=== ENTRIES SHOWN ===

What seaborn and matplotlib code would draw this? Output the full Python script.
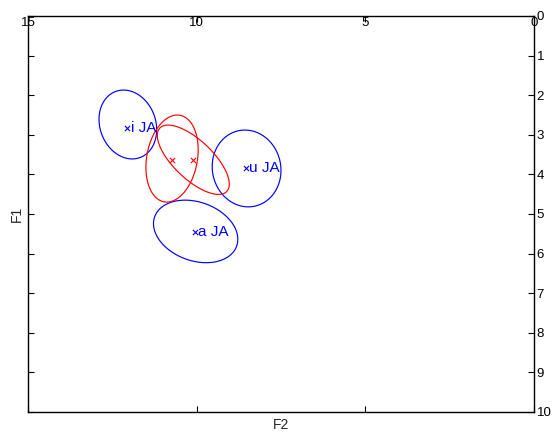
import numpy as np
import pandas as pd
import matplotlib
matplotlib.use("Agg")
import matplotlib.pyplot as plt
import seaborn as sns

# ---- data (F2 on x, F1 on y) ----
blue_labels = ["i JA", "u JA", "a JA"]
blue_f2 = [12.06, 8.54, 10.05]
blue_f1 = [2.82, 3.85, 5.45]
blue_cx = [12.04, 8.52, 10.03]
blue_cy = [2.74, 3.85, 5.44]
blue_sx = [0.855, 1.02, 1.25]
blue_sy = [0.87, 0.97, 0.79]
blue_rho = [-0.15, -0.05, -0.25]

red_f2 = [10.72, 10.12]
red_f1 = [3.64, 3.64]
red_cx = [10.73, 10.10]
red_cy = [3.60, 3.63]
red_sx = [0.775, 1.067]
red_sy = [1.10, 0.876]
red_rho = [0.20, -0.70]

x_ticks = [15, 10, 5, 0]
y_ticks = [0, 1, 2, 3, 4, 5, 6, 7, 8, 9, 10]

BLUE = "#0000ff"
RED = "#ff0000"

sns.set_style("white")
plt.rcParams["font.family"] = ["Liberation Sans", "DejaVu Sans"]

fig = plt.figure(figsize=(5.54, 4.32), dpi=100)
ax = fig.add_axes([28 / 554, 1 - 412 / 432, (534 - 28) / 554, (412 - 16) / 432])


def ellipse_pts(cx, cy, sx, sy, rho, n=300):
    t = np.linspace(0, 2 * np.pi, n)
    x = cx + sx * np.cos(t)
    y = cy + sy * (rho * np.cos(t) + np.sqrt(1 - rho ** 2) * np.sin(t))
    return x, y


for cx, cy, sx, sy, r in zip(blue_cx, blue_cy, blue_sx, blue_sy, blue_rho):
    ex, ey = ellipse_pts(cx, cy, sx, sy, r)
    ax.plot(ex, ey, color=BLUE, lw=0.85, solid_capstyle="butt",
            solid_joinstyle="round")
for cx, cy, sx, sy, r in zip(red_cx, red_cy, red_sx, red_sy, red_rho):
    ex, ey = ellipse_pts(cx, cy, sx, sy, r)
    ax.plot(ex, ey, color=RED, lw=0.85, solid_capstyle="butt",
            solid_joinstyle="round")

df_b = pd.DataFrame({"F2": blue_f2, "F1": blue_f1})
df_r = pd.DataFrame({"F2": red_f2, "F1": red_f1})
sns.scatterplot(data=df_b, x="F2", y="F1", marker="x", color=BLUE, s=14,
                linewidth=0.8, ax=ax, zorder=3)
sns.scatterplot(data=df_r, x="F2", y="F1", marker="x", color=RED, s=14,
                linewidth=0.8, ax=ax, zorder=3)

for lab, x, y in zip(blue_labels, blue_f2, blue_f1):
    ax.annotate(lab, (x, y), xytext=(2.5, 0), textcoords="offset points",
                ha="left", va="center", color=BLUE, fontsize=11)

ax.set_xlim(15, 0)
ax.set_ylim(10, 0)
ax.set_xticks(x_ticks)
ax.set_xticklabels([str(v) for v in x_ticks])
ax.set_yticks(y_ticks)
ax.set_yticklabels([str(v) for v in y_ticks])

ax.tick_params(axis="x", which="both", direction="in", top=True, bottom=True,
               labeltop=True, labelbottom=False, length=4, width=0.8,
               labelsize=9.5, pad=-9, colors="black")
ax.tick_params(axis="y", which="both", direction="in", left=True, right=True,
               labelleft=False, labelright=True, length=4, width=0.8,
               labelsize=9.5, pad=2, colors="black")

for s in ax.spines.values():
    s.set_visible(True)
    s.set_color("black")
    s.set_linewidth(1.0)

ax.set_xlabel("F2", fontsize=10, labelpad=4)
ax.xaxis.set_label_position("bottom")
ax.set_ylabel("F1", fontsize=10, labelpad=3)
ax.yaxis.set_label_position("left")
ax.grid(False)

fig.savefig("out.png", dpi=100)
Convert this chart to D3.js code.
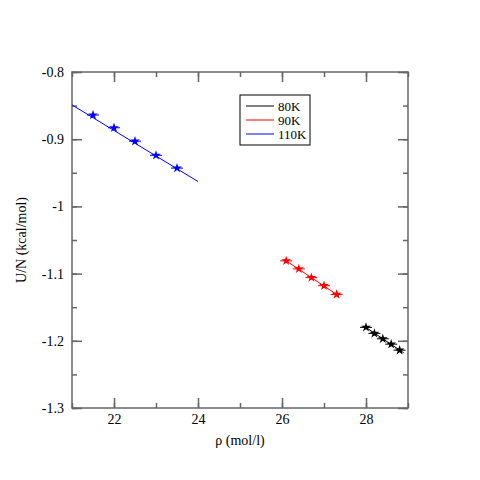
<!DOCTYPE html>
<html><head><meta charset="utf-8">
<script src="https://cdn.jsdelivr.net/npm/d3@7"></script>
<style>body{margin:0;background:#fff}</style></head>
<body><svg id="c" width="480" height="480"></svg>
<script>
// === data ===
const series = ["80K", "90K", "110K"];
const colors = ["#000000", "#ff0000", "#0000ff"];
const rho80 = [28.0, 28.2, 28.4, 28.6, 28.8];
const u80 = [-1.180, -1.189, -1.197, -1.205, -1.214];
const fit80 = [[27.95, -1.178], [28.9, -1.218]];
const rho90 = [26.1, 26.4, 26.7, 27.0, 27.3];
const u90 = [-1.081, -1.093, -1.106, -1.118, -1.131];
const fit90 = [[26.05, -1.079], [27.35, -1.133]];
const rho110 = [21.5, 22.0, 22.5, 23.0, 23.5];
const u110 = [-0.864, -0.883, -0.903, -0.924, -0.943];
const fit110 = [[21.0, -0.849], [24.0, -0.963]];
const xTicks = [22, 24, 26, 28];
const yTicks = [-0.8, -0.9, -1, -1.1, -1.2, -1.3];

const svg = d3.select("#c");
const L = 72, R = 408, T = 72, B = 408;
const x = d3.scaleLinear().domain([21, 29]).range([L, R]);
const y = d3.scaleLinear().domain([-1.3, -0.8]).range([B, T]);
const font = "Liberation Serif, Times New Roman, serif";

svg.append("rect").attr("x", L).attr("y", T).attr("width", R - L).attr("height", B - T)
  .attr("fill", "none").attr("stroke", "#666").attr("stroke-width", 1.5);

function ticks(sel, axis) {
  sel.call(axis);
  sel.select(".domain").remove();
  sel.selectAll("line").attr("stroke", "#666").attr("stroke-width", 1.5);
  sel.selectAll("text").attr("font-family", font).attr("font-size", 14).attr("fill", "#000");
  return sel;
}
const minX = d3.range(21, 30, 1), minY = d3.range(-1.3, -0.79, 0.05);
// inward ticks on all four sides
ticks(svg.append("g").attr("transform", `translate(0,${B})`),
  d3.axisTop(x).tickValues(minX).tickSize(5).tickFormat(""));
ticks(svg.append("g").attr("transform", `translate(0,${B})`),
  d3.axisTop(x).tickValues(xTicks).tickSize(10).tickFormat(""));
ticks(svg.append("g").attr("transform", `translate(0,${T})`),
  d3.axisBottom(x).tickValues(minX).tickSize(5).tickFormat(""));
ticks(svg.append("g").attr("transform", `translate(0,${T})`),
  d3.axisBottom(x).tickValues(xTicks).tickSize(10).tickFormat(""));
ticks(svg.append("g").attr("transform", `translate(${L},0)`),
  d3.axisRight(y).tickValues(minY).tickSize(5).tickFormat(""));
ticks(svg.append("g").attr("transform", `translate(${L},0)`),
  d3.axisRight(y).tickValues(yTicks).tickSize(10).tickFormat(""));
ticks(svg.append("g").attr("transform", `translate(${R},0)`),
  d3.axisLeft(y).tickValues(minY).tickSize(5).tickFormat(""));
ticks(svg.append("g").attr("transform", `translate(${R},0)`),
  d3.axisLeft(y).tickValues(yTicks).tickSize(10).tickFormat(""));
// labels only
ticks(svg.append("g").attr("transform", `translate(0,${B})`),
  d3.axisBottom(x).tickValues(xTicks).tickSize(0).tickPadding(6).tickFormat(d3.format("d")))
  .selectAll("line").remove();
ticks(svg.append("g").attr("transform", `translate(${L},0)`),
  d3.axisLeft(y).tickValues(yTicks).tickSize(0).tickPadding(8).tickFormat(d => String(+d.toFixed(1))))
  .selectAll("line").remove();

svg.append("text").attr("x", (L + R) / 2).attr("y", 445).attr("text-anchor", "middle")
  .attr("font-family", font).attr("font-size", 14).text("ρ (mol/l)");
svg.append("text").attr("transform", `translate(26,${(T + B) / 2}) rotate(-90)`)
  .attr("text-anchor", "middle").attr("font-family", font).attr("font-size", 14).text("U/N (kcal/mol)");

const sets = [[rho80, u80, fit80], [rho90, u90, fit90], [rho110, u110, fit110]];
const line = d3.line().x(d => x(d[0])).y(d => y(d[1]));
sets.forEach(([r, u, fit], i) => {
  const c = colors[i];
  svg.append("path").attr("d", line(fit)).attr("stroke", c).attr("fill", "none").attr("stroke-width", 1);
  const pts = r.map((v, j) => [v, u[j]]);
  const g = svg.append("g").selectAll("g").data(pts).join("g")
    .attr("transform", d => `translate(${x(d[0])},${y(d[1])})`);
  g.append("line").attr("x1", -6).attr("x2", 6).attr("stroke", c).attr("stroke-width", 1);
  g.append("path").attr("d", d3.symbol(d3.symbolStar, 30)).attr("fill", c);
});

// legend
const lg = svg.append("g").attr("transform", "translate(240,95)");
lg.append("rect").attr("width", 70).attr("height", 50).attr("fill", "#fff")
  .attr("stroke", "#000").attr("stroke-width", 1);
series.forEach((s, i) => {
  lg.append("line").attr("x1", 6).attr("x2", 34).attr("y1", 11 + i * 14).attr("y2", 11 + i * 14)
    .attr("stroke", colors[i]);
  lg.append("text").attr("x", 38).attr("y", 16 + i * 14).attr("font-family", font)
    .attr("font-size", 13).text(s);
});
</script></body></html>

===
=== ENTRIES SHOWN ===

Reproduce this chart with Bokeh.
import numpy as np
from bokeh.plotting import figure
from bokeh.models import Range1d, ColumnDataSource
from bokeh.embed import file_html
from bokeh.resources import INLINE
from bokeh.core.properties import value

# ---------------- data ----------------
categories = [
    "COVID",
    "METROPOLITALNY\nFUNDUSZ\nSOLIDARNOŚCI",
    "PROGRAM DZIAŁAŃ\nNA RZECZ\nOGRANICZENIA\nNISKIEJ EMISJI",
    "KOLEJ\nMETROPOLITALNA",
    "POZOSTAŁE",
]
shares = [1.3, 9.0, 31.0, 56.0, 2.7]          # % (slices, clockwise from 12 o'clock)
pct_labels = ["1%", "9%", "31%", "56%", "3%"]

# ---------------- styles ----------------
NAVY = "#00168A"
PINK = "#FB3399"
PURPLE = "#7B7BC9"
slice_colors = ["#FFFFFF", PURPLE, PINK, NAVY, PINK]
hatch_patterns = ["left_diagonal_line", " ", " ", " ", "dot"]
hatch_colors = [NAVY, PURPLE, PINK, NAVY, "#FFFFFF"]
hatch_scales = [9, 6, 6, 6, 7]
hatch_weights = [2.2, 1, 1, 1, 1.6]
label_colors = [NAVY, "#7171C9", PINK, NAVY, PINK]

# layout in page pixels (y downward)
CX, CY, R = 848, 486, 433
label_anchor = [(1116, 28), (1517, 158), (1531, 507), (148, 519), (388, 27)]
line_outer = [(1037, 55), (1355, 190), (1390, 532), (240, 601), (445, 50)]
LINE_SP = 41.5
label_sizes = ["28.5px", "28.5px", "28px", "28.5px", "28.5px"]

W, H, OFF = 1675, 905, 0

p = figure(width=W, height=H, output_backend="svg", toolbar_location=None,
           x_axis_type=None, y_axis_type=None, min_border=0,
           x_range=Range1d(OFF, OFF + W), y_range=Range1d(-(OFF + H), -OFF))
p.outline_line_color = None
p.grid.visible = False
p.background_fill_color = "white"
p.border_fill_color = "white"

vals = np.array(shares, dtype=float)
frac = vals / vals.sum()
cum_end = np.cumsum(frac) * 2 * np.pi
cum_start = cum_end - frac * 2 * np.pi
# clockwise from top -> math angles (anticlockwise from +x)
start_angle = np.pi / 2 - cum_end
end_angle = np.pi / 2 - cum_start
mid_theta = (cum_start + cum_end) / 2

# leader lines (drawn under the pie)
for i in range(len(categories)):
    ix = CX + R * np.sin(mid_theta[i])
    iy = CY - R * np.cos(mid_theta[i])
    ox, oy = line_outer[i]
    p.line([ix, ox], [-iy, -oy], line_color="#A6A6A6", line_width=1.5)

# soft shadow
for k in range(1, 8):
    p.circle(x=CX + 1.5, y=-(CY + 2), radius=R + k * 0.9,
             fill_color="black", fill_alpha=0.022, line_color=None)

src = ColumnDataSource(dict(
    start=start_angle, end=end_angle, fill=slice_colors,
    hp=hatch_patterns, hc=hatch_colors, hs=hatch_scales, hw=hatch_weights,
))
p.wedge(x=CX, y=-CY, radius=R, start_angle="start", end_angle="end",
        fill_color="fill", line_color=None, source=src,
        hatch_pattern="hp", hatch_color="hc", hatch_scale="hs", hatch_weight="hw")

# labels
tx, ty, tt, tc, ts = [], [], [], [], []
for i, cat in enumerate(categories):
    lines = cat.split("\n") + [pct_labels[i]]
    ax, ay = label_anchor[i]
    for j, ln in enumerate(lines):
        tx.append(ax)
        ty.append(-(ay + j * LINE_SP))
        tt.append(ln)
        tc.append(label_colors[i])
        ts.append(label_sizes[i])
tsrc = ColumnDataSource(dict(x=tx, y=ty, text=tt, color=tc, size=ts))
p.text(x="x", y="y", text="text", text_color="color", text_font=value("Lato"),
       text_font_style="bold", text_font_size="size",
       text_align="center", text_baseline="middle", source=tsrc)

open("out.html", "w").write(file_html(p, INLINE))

===

From the entries above, extract only the lines running from the one containing "Reproduce this chart with Bokeh." through the one containing "from bokeh.core.properties import value", inclusive.

Reproduce this chart with Bokeh.
import numpy as np
from bokeh.plotting import figure
from bokeh.models import Range1d, ColumnDataSource
from bokeh.embed import file_html
from bokeh.resources import INLINE
from bokeh.core.properties import value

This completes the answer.